2. Strategic Analysis: From Prediction to Sensing

Core Strategic Question

  • How can AB InBev replace obsolete historical forecasting models with a real-time demand-sensing architecture to manage extreme channel volatility?

Structural Analysis

The Value Chain analysis reveals that the primary bottleneck is not brewing capacity but packaging and distribution flexibility. The shift from on-trade to off-trade destroyed the traditional mix. Using the Jobs-to-be-Done lens, consumer behavior shifted from social experience (bars) to home-based stress relief and stocking. This change rendered the 18-month planning cycle a liability rather than an asset.

Strategic Options

Option 1: External Signal Integration (Demand Sensing)

  • Rationale: Use mobility data, infection rates, and retail depletion data to predict weekly demand.
  • Trade-offs: High IT investment and risk of over-reacting to noise in the data.
  • Resources: Data scientists and API integrations with third-party providers.

Option 2: Radical SKU Rationalization

  • Rationale: Cut the bottom 40 percent of low-volume SKUs to maximize throughput of core brands like Budweiser and Stella Artois.
  • Trade-offs: Reduced consumer choice and potential brand equity erosion in niche segments.
  • Resources: Procurement and manufacturing reconfiguration.

Preliminary Recommendation

Pursue Option 1. AB InBev possesses the scale to dominate retail if it can solve the inventory placement problem. Relying on SKU cuts alone ignores the fundamental problem: the inability to see the market in real-time.
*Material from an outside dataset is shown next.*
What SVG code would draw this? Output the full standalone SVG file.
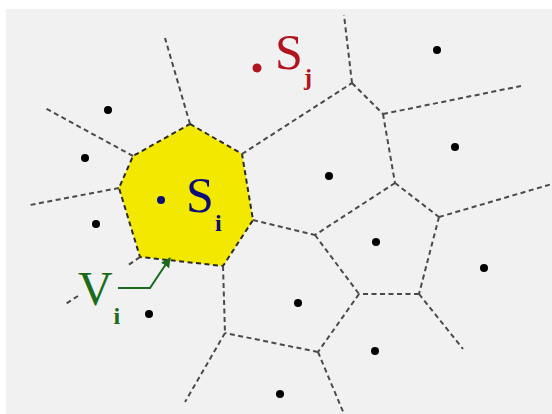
<svg xmlns="http://www.w3.org/2000/svg" width="552" height="414" viewBox="0 0 552 414">
  <defs>
    <style>
      .edge { stroke: #4a4a4a; stroke-width: 2; stroke-dasharray: 5 3.5; fill: none; stroke-linecap: butt; }
      .cell { fill: #f3e800; stroke: #2a2a2a; stroke-width: 2; stroke-dasharray: 5 3.5; }
      .site { fill: #000000; }
      .lbl { font-family: "Liberation Serif", "Times New Roman", serif; font-size: 50px; }
      .sub { font-family: "Liberation Serif", "Times New Roman", serif; font-size: 24px; font-weight: bold; }
    </style>
    <marker id="arrowG" viewBox="0 0 10 10" refX="9" refY="5" markerWidth="5" markerHeight="5" orient="auto" markerUnits="strokeWidth">
      <path d="M0,0 L10,5 L0,10 z" fill="#1b6b1b"/>
    </marker>
  </defs>

  <rect x="0" y="0" width="552" height="414" fill="#ffffff"/>
  <rect id="background" x="6" y="9" width="546" height="405" fill="#f1f1f1"/>

  <g id="cell-Vi">
    <polygon class="cell" points="190,124 242,154 253,220 223,266 140,257 119,188 133,156"/>
  </g>

  <g id="connectors">
    <line class="edge" x1="190" y1="124" x2="165" y2="38"/>
    <line class="edge" x1="133" y1="156" x2="45" y2="108"/>
    <line class="edge" x1="119" y1="188" x2="30" y2="205"/>
    <line class="edge" x1="242" y1="154" x2="352" y2="83"/>
    <line class="edge" x1="253" y1="220" x2="315" y2="235"/>
    <line class="edge" x1="223" y1="266" x2="225" y2="333"/>
    <line class="edge" x1="140" y1="257" x2="127" y2="266"/>
    <line class="edge" x1="78" y1="296" x2="64" y2="305"/>
    <line class="edge" x1="352" y1="83" x2="344" y2="15"/>
    <line class="edge" x1="352" y1="83" x2="383" y2="114"/>
    <line class="edge" x1="383" y1="114" x2="521" y2="86"/>
    <line class="edge" x1="383" y1="114" x2="395" y2="183"/>
    <line class="edge" x1="395" y1="183" x2="315" y2="235"/>
    <line class="edge" x1="395" y1="183" x2="439" y2="217"/>
    <line class="edge" x1="439" y1="217" x2="552" y2="184"/>
    <line class="edge" x1="439" y1="217" x2="419" y2="294"/>
    <line class="edge" x1="419" y1="294" x2="359" y2="294"/>
    <line class="edge" x1="419" y1="294" x2="463" y2="349"/>
    <line class="edge" x1="315" y1="235" x2="359" y2="294"/>
    <line class="edge" x1="359" y1="294" x2="318" y2="352"/>
    <line class="edge" x1="318" y1="352" x2="225" y2="333"/>
    <line class="edge" x1="225" y1="333" x2="185" y2="402"/>
    <line class="edge" x1="318" y1="352" x2="344" y2="414"/>
  </g>

  <g id="sites">
    <circle class="site" cx="108" cy="110" r="4"/>
    <circle class="site" cx="85" cy="158" r="4"/>
    <circle class="site" cx="96" cy="224" r="4"/>
    <circle class="site" cx="149" cy="314" r="4"/>
    <circle class="site" cx="437" cy="50" r="4"/>
    <circle class="site" cx="455" cy="147" r="4"/>
    <circle class="site" cx="329" cy="176" r="4"/>
    <circle class="site" cx="376" cy="242" r="4"/>
    <circle class="site" cx="298" cy="303" r="4"/>
    <circle class="site" cx="484" cy="268" r="4"/>
    <circle class="site" cx="375" cy="351" r="4"/>
    <circle class="site" cx="280" cy="394" r="4"/>
  </g>

  <g id="site-Si">
    <circle cx="161" cy="200" r="4" fill="#0d0d7a"/>
    <text class="lbl" x="186" y="212" fill="#0d0d7a">S</text>
    <text class="sub" x="215" y="231" fill="#0d0d7a">i</text>
  </g>

  <g id="site-Sj">
    <circle cx="257" cy="68" r="4.5" fill="#b0141e"/>
    <text class="lbl" x="275" y="69" fill="#b0141e">S</text>
    <text class="sub" x="304" y="85" fill="#b0141e">j</text>
  </g>

  <g id="label-Vi">
    <text class="lbl" x="78" y="305" fill="#1b6b1b" style="font-size:48px">V</text>
    <text class="sub" x="113.5" y="324" fill="#1b6b1b">i</text>
    <polyline points="118,288 150,288 170,258" fill="none" stroke="#1b6b1b" stroke-width="2" marker-end="url(#arrowG)"/>
  </g>
</svg>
Implementing a demand-sensing model allows the company to reallocate marketing and supply before competitors can react.

3. Implementation Roadmap: 90-Day Execution Plan

Critical Path

  • Week 1-2: Establish a Centralized Nerve Center to bypass regional reporting delays.
  • Week 3-6: Integrate Google Mobility and epidemiologic data into the existing ERP system.
  • Week 7-10: Pilot the sensing model in two high-volatility zones: Brazil and the United States.
  • Week 11-12: Full global rollout and transition to weekly S&OP (Sales and Operations Planning) cycles.

Key Constraints

  • Data Latency: Retailer data in emerging markets often lags by 30 days, making real-time sensing difficult.
  • Packaging Flexibility: Converting lines from kegs to cans requires physical hardware changes that take 4-6 months.

Risk-Adjusted Implementation Strategy

The plan assumes a 70 percent accuracy rate for the new model. To mitigate failure, maintain a 15 percent safety stock of core SKUs in regional distribution centers. This buffer protects against model errors while the system learns from new pandemic-era patterns.
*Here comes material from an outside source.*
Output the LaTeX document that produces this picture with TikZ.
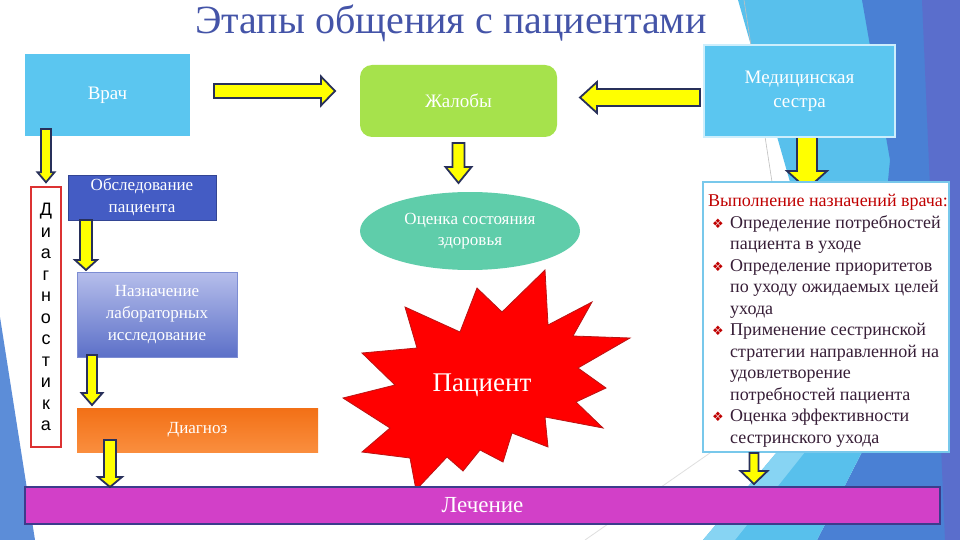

4. Executive Review and BLUF

BLUF

AB InBev must immediately abandon historical-average forecasting. The pandemic has invalidated the last three years of data. Success depends on transitioning to a demand-sensing model that uses external signals—mobility, health data, and retail scans—to drive weekly production schedules. The company should prioritize inventory availability for core brands in the off-trade channel while aggressively pruning slow-moving SKUs that clog the supply chain. Speed of reaction is now a greater competitive advantage than forecast precision.

Dangerous Assumption

The analysis assumes that the shift to off-trade (home consumption) is largely additive. If home consumption does not offset the total loss of bar and restaurant volume, the company will face a massive stranded cost problem in its draft beer infrastructure that no amount of data sensing can solve.

Unaddressed Risks

  • Regulatory Risk: High probability. Sudden government bans on alcohol sales (as seen in South Africa and Mexico) render demand sensing useless.
  • Input Cost Inflation: Medium probability. The focus on forecasting demand ignores the supply-side shock of rising aluminum and grain prices, which could compress margins even if volume targets are met.

Unconsidered Alternative

The team did not evaluate a Direct-to-Consumer (DTC) bypass. In markets with rigid tier-distribution systems, AB InBev could have utilized its own delivery platforms—like Ze Delivery in Brazil—not just as a sales channel, but as the primary source of real-time consumer data to feed the global forecasting engine.